- _BRIEF_
Exactly the lines from the line containing "Output the Python" through the line containing "yticks = [0, 200, 400, 600, 800, 1000, 1200, 1400]" are to be echoed, with both included and pictures left out.

Plotting code records:

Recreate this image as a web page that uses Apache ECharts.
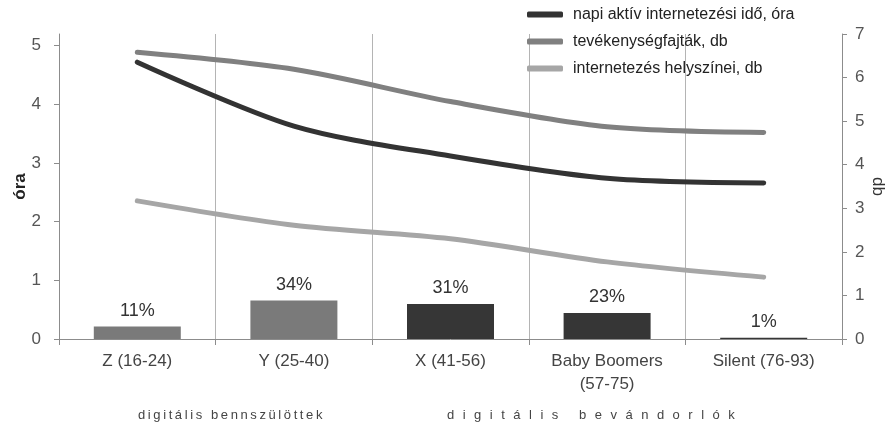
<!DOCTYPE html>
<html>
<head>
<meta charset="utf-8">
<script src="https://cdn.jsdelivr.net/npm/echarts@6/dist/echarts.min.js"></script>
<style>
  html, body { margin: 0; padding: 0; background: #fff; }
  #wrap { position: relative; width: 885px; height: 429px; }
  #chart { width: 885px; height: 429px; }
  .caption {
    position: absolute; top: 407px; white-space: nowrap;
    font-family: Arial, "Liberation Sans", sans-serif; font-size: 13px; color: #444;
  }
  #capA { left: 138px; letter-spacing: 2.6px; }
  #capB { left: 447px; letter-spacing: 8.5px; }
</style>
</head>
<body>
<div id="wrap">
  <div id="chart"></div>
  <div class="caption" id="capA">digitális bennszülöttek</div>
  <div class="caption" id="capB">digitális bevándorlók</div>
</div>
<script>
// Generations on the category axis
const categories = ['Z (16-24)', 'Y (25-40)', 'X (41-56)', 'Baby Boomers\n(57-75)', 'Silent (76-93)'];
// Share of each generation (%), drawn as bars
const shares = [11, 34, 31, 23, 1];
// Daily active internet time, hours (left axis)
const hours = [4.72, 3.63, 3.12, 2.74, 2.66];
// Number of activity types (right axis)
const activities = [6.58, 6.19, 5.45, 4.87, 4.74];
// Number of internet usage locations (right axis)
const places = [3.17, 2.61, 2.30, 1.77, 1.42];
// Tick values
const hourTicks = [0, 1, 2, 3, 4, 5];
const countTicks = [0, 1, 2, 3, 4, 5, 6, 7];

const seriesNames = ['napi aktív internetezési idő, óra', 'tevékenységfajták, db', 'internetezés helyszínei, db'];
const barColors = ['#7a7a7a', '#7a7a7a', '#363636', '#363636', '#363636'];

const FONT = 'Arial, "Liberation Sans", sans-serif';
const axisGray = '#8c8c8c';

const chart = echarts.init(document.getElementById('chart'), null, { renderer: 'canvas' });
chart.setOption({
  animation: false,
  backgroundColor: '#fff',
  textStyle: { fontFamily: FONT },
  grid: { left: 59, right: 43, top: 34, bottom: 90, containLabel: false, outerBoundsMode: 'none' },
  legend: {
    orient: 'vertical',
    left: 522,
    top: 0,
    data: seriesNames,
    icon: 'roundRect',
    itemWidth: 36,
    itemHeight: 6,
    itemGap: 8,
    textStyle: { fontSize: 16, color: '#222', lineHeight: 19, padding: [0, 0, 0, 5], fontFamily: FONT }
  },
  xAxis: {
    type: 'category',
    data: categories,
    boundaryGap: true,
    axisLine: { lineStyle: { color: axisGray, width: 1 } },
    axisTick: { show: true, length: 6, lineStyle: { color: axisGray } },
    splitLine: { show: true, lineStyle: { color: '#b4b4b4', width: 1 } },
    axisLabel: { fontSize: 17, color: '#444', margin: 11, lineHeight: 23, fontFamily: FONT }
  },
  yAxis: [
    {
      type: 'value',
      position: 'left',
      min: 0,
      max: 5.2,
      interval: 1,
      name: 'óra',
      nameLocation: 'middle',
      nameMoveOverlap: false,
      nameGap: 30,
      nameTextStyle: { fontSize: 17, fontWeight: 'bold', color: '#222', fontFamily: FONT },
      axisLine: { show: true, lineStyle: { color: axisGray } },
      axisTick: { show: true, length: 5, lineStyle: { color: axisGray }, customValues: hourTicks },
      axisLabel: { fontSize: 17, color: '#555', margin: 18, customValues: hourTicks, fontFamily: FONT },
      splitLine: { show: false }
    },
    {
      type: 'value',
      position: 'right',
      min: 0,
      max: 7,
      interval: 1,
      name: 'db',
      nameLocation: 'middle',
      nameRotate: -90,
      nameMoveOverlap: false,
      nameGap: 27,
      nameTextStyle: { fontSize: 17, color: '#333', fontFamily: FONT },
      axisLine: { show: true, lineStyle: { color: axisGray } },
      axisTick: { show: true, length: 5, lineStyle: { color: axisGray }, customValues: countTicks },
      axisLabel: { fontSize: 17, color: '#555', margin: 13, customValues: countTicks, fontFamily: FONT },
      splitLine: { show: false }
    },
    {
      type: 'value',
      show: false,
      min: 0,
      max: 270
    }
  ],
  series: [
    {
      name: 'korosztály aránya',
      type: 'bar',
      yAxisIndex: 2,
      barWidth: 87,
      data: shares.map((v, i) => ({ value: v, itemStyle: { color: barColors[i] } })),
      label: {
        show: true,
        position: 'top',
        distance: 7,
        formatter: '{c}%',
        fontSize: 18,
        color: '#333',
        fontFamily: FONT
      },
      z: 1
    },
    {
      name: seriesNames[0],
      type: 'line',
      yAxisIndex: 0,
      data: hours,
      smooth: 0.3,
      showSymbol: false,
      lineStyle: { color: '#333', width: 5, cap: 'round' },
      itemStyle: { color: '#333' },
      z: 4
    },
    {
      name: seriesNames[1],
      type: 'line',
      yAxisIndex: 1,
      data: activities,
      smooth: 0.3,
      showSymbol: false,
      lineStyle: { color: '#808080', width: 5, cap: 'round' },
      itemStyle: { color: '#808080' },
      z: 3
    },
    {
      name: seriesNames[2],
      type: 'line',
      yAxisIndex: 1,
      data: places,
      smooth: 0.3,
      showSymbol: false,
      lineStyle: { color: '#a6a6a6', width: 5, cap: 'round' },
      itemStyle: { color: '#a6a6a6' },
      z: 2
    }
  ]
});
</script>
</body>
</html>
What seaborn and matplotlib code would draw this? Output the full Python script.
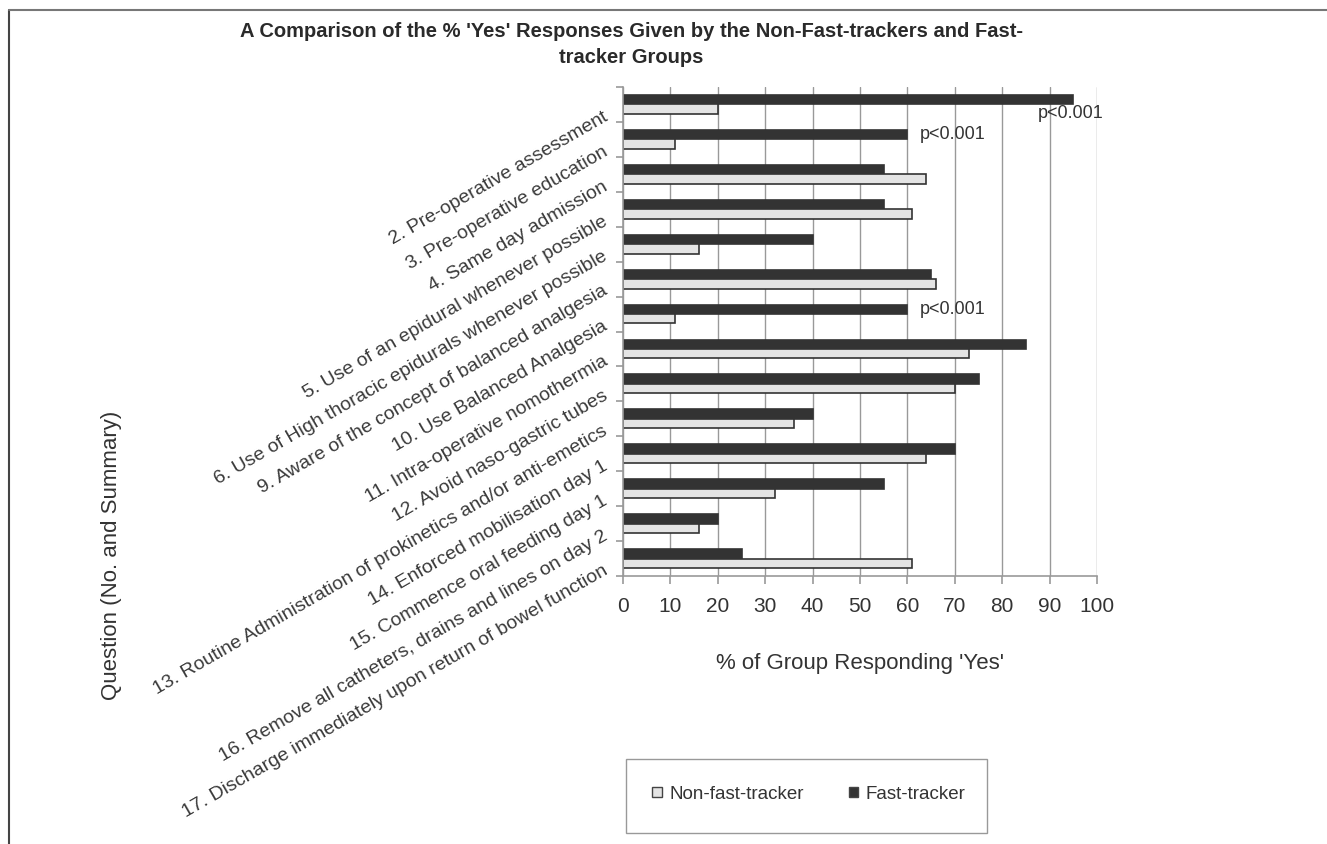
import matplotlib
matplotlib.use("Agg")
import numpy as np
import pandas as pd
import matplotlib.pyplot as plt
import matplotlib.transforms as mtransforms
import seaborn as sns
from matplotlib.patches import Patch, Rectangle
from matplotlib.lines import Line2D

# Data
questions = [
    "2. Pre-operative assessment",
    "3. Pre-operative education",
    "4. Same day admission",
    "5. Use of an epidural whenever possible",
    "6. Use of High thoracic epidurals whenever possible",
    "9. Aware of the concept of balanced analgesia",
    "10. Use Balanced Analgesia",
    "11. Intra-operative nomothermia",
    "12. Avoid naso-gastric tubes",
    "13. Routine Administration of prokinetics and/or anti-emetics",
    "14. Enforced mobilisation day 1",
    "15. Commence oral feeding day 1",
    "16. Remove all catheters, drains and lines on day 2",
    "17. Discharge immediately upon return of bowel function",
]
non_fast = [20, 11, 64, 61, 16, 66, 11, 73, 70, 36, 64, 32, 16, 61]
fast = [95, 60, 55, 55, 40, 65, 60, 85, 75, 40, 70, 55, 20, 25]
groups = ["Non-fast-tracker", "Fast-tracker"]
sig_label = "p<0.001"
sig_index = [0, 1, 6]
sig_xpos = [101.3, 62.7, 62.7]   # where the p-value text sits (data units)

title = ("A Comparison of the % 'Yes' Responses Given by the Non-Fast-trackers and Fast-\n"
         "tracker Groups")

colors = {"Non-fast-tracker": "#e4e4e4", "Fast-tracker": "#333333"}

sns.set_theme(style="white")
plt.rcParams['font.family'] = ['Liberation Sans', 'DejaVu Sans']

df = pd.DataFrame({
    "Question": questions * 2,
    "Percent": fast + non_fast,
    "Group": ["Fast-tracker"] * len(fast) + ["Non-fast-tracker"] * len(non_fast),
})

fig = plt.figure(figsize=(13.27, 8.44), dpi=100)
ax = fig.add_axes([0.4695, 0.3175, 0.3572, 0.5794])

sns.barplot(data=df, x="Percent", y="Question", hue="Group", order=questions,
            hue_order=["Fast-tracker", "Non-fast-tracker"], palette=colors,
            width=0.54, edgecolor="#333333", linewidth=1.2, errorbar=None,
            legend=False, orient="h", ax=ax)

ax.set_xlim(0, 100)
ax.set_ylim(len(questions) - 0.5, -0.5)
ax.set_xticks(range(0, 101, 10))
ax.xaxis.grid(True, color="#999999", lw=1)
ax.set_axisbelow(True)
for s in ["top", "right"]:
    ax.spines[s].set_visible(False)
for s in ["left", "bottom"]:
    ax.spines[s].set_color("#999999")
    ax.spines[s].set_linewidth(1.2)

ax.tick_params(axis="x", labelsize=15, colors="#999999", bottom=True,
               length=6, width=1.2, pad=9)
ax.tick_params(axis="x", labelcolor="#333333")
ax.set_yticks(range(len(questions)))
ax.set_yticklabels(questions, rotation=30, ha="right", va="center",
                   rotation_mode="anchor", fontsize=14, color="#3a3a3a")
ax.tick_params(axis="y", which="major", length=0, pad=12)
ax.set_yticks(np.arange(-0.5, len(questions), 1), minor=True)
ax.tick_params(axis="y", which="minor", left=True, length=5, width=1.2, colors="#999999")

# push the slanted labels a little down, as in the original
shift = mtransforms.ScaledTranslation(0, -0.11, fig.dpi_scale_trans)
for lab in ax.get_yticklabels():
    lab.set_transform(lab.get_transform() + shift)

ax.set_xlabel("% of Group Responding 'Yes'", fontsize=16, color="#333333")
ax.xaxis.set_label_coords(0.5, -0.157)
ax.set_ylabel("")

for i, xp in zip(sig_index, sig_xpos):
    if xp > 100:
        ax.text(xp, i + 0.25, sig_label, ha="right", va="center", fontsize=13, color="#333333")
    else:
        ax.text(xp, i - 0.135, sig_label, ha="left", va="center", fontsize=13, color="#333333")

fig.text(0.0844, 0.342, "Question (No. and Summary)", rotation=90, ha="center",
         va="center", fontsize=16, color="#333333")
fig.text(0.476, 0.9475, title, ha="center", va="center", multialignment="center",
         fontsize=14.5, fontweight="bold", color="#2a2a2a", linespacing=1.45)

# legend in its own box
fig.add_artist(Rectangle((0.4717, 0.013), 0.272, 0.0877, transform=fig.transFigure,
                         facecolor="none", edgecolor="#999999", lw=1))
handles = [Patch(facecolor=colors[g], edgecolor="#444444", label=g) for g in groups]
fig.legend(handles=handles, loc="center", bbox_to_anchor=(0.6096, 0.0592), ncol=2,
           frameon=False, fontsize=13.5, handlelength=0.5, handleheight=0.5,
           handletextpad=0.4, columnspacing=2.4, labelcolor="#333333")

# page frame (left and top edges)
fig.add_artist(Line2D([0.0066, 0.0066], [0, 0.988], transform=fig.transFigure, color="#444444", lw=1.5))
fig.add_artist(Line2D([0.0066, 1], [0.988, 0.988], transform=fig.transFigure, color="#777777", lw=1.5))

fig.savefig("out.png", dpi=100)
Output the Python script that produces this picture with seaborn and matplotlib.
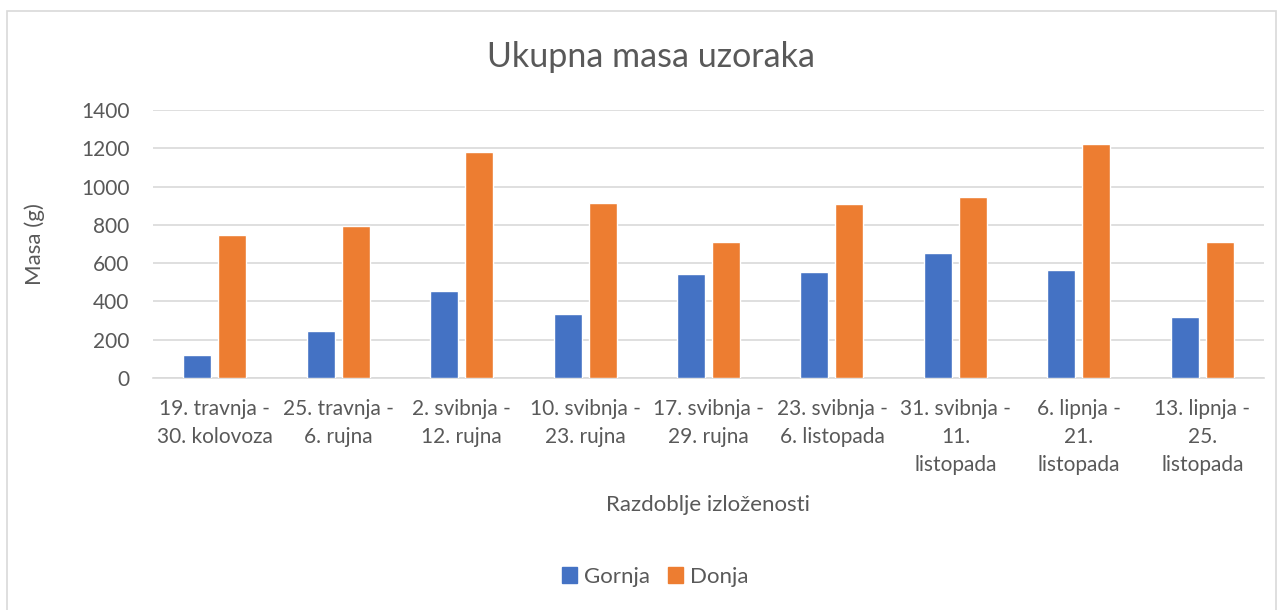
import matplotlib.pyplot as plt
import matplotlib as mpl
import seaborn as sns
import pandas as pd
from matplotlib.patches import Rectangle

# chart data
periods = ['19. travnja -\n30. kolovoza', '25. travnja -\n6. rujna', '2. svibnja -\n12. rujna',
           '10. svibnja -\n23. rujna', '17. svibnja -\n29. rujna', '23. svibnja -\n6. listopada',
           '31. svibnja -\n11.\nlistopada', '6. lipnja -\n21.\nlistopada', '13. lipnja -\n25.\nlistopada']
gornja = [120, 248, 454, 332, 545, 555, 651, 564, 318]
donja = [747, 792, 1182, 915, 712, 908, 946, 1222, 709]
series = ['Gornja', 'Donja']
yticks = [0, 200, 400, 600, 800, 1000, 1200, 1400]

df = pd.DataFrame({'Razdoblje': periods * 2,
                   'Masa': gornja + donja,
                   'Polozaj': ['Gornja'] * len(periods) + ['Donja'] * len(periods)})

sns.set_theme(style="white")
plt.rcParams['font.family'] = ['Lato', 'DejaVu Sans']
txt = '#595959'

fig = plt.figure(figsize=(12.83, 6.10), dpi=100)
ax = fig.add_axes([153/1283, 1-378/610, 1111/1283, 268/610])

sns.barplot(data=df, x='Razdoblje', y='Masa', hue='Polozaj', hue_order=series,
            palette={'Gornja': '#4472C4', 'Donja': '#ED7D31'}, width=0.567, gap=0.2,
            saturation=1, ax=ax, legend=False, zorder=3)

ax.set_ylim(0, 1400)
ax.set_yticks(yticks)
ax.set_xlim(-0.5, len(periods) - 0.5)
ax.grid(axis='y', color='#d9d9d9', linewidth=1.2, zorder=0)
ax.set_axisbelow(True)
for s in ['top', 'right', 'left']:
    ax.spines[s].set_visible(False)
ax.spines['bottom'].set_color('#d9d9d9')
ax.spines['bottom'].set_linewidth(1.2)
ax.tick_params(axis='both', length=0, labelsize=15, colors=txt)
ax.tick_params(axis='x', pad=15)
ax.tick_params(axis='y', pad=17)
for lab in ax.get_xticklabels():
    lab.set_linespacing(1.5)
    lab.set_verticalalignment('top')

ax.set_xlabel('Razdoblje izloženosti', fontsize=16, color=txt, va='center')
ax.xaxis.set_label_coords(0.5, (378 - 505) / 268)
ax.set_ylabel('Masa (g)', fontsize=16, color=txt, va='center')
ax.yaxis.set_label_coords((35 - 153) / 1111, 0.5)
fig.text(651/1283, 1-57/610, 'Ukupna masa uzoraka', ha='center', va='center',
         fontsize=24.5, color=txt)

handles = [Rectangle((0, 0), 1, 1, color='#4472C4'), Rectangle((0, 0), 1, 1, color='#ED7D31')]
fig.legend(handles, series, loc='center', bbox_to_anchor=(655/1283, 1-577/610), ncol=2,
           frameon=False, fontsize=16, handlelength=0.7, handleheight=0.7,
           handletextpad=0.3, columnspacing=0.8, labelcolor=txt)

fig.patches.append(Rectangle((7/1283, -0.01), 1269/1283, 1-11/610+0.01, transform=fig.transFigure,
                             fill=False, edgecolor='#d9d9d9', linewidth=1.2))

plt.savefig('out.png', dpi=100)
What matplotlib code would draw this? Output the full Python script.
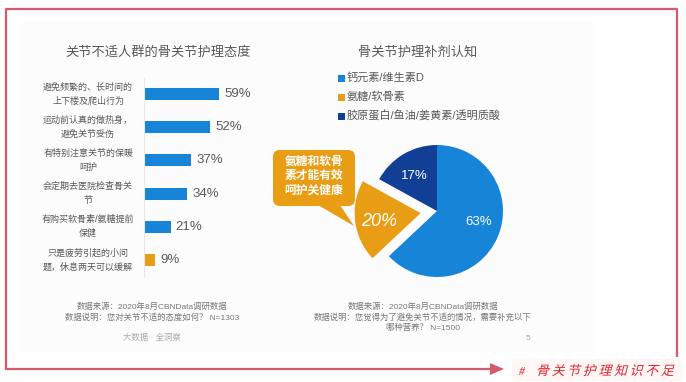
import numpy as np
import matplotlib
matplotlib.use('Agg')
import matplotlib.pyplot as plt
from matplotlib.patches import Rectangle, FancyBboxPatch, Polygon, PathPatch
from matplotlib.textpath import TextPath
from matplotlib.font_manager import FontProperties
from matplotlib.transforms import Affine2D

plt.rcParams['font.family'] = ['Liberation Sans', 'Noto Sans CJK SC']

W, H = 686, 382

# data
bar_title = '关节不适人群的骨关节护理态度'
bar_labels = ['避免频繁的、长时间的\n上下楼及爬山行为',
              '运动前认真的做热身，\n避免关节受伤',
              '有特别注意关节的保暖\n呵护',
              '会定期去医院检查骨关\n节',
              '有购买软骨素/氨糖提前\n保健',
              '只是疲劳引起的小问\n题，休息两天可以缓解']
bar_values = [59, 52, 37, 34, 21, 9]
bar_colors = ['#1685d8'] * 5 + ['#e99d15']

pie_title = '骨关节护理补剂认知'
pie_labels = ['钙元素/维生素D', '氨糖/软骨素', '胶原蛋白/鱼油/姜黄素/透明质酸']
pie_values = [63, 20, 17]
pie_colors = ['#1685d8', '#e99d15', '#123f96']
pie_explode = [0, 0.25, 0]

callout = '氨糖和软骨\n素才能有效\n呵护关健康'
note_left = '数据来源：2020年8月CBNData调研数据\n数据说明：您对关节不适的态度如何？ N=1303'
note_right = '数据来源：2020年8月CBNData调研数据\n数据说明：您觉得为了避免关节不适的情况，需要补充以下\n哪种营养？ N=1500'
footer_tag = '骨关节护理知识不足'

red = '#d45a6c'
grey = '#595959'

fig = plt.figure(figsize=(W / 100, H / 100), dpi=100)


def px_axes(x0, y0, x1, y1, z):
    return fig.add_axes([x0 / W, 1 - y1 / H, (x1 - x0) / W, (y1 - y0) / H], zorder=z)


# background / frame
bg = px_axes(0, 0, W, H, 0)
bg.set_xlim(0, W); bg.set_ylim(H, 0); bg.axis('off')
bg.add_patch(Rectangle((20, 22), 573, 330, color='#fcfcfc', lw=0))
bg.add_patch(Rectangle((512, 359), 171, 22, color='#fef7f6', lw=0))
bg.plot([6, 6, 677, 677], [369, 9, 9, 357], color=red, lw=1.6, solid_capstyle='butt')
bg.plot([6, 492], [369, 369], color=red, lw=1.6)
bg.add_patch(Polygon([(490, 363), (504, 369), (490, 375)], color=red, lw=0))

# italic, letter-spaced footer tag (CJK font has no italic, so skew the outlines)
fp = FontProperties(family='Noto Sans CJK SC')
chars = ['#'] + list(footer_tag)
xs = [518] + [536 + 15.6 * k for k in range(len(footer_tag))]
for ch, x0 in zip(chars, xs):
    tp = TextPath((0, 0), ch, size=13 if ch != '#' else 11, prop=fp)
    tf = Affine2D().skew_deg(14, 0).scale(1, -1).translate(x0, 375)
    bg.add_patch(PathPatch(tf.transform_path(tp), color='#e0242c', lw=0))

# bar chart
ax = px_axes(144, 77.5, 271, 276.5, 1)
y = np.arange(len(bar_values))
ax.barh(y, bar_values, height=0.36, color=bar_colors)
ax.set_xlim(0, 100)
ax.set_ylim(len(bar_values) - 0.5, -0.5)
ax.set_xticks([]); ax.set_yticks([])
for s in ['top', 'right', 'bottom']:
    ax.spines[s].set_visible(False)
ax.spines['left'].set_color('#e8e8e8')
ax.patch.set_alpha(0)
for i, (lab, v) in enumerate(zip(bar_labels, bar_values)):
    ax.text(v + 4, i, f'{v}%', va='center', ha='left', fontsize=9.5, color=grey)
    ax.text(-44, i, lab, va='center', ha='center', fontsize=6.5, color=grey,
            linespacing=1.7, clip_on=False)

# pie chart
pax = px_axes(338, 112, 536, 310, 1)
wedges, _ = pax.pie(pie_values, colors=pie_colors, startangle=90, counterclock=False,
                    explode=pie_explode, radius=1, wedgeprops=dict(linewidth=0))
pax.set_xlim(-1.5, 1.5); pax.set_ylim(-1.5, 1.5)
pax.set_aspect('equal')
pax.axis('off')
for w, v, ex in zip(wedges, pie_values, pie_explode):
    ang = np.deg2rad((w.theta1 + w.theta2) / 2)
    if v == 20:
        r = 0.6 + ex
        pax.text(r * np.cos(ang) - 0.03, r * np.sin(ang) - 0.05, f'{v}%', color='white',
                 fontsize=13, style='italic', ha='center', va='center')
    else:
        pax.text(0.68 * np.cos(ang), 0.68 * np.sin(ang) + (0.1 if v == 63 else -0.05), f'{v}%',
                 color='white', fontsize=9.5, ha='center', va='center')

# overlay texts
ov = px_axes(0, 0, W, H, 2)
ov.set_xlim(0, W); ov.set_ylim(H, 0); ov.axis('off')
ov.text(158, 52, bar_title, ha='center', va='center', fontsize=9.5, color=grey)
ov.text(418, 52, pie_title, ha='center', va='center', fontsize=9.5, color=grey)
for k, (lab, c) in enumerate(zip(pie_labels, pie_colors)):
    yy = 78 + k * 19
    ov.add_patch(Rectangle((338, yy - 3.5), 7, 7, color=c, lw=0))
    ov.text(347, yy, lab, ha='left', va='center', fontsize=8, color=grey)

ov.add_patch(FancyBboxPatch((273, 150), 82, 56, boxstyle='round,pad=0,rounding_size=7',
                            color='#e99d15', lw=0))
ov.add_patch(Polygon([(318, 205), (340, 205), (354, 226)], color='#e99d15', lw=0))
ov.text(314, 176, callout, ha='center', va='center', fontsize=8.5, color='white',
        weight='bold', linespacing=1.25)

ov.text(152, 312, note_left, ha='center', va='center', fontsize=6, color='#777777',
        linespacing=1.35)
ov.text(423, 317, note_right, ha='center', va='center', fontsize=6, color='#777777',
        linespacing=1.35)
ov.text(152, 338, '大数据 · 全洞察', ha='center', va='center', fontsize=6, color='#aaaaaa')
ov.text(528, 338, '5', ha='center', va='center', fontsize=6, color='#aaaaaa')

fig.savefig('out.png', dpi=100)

- _THE OUTPUT_
Output the Python script that produces this picture with seaborn and matplotlib.
import matplotlib.pyplot as plt
import matplotlib as mpl
import seaborn as sns
import pandas as pd
from matplotlib.patches import Rectangle

# chart data
periods = ['19. travnja -\n30. kolovoza', '25. travnja -\n6. rujna', '2. svibnja -\n12. rujna',
           '10. svibnja -\n23. rujna', '17. svibnja -\n29. rujna', '23. svibnja -\n6. listopada',
           '31. svibnja -\n11.\nlistopada', '6. lipnja -\n21.\nlistopada', '13. lipnja -\n25.\nlistopada']
gornja = [120, 248, 454, 332, 545, 555, 651, 564, 318]
donja = [747, 792, 1182, 915, 712, 908, 946, 1222, 709]
series = ['Gornja', 'Donja']
yticks = [0, 200, 400, 600, 800, 1000, 1200, 1400]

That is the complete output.